Orimo started playing basketball in middle school, playing center until high school. What type of training did he go through to become a great shooter? What did he focus on? "I had only played where I got the ball with my back to the ring. I had not played where I started facing the ring." He wasn't known as a shooter until well after he entered Nihon University. "Since I started playing position 2, I couldn't dribble and I wasn't fast on my feet. When I thought about how I could survive, I only had my shooting. At the time, I practiced 500 shots a day."

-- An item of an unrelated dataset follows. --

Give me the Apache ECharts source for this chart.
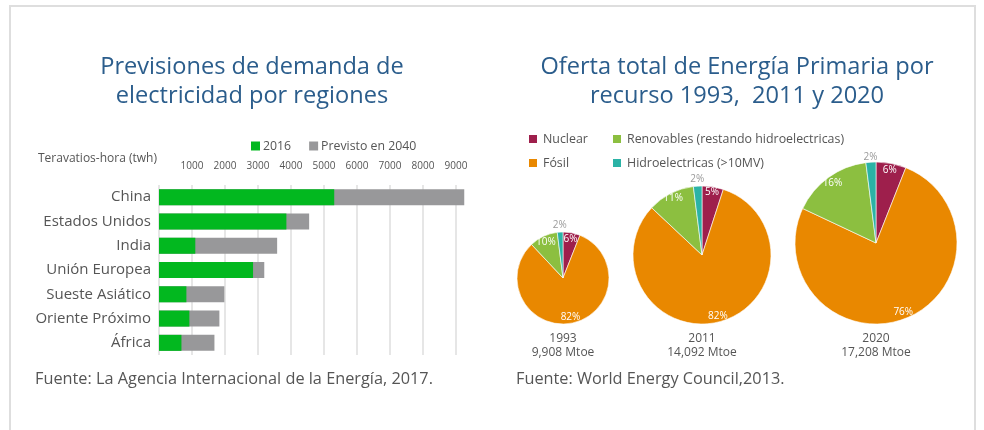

"I don't consider myself a 'shooter'. I consider myself a 'scorer'" The nuance of the word "scorer" is that they don't worry about the how, but they instead focus on getting more points than anyone else. A "shooter" is someone who shoots from the outside and is especially good at 3-pointers. Orimo is certainly not like other 3-point shooters who will always shoot from outside the 3-point line if they take a long shot, even if it means moving back a little. In fact, the image of him pulling a fake on the outside defense to make space and moving in for a jump shot is just as strong as the one of him shooting 3-pointers. He doesn't have a bias for 3 points. He instead cares about getting points, and even before that, getting free. The league and the Japanese National team know what can happen when Orimo gets free. His opponents desperately mark him to prevent that from happening. How does he break free from the mark? You can tell that the "scorer", not "shooter", Orimo takes fierce pride in getting free and taking the high percentage shot.